The problem: Give an exact transcription of every line, dropping the images.

Information provided:
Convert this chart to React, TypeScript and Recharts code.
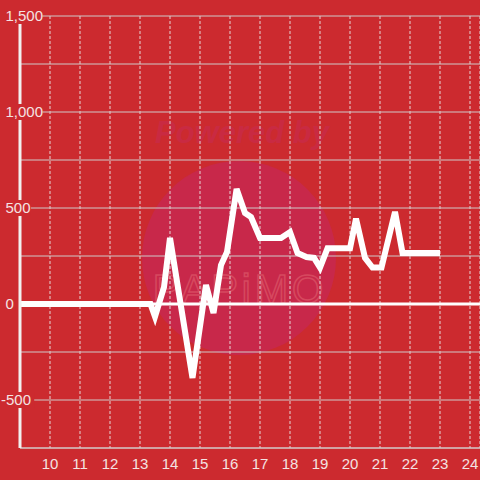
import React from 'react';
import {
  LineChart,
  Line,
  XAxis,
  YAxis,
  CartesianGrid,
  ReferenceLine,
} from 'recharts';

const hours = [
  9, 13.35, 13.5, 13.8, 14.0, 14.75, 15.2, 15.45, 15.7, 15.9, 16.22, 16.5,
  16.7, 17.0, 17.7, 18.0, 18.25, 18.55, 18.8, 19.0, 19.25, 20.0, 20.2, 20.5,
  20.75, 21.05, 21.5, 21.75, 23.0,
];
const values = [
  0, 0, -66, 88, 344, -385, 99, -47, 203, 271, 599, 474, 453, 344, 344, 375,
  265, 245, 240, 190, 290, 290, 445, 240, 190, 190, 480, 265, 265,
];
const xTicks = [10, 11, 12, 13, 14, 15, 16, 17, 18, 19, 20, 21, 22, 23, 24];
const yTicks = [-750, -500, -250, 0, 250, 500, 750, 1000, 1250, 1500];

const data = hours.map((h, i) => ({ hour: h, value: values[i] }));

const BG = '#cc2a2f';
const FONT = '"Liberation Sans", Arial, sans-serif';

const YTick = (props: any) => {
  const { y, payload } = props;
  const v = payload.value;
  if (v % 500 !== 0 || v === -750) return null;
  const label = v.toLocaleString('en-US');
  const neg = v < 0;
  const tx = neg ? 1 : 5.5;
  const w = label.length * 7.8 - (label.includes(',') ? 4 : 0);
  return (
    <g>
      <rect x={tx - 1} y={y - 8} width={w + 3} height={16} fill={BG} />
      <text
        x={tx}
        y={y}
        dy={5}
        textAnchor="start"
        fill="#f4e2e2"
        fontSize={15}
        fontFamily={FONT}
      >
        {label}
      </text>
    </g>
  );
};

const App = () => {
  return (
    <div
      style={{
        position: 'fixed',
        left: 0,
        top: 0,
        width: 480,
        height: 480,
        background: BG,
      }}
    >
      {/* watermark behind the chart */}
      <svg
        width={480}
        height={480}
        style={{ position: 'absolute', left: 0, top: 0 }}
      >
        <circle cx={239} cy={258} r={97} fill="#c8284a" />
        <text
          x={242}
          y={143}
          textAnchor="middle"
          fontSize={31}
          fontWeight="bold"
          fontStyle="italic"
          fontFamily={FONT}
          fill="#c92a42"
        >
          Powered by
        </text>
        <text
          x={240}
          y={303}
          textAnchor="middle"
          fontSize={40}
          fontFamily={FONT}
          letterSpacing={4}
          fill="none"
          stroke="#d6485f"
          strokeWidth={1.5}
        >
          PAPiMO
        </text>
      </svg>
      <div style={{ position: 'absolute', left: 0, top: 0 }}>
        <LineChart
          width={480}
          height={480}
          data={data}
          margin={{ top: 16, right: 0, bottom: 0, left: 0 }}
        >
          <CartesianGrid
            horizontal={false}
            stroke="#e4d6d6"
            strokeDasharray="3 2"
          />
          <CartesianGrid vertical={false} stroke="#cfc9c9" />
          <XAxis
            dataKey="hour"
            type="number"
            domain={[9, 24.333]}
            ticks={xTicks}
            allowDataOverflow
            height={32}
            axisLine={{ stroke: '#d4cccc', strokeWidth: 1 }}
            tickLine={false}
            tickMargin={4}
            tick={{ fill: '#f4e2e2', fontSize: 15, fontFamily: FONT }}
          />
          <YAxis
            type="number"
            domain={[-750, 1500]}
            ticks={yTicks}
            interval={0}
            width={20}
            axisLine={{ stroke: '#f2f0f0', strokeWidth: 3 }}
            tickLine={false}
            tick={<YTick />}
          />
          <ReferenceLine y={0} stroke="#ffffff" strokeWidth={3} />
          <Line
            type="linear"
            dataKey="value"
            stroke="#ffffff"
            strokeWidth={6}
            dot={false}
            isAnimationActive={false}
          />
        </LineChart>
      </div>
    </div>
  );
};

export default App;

The response:
Convert this chart to React, TypeScript and Recharts code.
import React from 'react';
import {
  LineChart,
  Line,
  XAxis,
  YAxis,
  CartesianGrid,
  ReferenceLine,
} from 'recharts';

const hours = [
  9, 13.35, 13.5, 13.8, 14.0, 14.75, 15.2, 15.45, 15.7, 15.9, 16.22, 16.5,
  16.7, 17.0, 17.7, 18.0, 18.25, 18.55, 18.8, 19.0, 19.25, 20.0, 20.2, 20.5,
  20.75, 21.05, 21.5, 21.75, 23.0,
];
const values = [
  0, 0, -66, 88, 344, -385, 99, -47, 203, 271, 599, 474, 453, 344, 344, 375,
  265, 245, 240, 190, 290, 290, 445, 240, 190, 190, 480, 265, 265,
];
const xTicks = [10, 11, 12, 13, 14, 15, 16, 17, 18, 19, 20, 21, 22, 23, 24];
const yTicks = [-750, -500, -250, 0, 250, 500, 750, 1000, 1250, 1500];

const data = hours.map((h, i) => ({ hour: h, value: values[i] }));

const BG = '#cc2a2f';
const FONT = '"Liberation Sans", Arial, sans-serif';

const YTick = (props: any) => {
  const { y, payload } = props;
  const v = payload.value;
  if (v % 500 !== 0 || v === -750) return null;
  const label = v.toLocaleString('en-US');
  const neg = v < 0;
  const tx = neg ? 1 : 5.5;
  const w = label.length * 7.8 - (label.includes(',') ? 4 : 0);
  return (
    <g>
      <rect x={tx - 1} y={y - 8} width={w + 3} height={16} fill={BG} />
      <text
        x={tx}
        y={y}
        dy={5}
        textAnchor="start"
        fill="#f4e2e2"
        fontSize={15}
        fontFamily={FONT}
      >
        {label}
      </text>
    </g>
  );
};

const App = () => {
  return (
    <div
      style={{
        position: 'fixed',
        left: 0,
        top: 0,
        width: 480,
        height: 480,
        background: BG,
      }}
    >
      {/* watermark behind the chart */}
      <svg
        width={480}
        height={480}
        style={{ position: 'absolute', left: 0, top: 0 }}
      >
        <circle cx={239} cy={258} r={97} fill="#c8284a" />
        <text
          x={242}
          y={143}
          textAnchor="middle"
          fontSize={31}
          fontWeight="bold"
          fontStyle="italic"
          fontFamily={FONT}
          fill="#c92a42"
        >
          Powered by
        </text>
        <text
          x={240}
          y={303}
          textAnchor="middle"
          fontSize={40}
          fontFamily={FONT}
          letterSpacing={4}
          fill="none"
          stroke="#d6485f"
          strokeWidth={1.5}
        >
          PAPiMO
        </text>
      </svg>
      <div style={{ position: 'absolute', left: 0, top: 0 }}>
        <LineChart
          width={480}
          height={480}
          data={data}
          margin={{ top: 16, right: 0, bottom: 0, left: 0 }}
        >
          <CartesianGrid
            horizontal={false}
            stroke="#e4d6d6"
            strokeDasharray="3 2"
          />
          <CartesianGrid vertical={false} stroke="#cfc9c9" />
          <XAxis
            dataKey="hour"
            type="number"
            domain={[9, 24.333]}
            ticks={xTicks}
            allowDataOverflow
            height={32}
            axisLine={{ stroke: '#d4cccc', strokeWidth: 1 }}
            tickLine={false}
            tickMargin={4}
            tick={{ fill: '#f4e2e2', fontSize: 15, fontFamily: FONT }}
          />
          <YAxis
            type="number"
            domain={[-750, 1500]}
            ticks={yTicks}
            interval={0}
            width={20}
            axisLine={{ stroke: '#f2f0f0', strokeWidth: 3 }}
            tickLine={false}
            tick={<YTick />}
          />
          <ReferenceLine y={0} stroke="#ffffff" strokeWidth={3} />
          <Line
            type="linear"
            dataKey="value"
            stroke="#ffffff"
            strokeWidth={6}
            dot={false}
            isAnimationActive={false}
          />
        </LineChart>
      </div>
    </div>
  );
};

export default App;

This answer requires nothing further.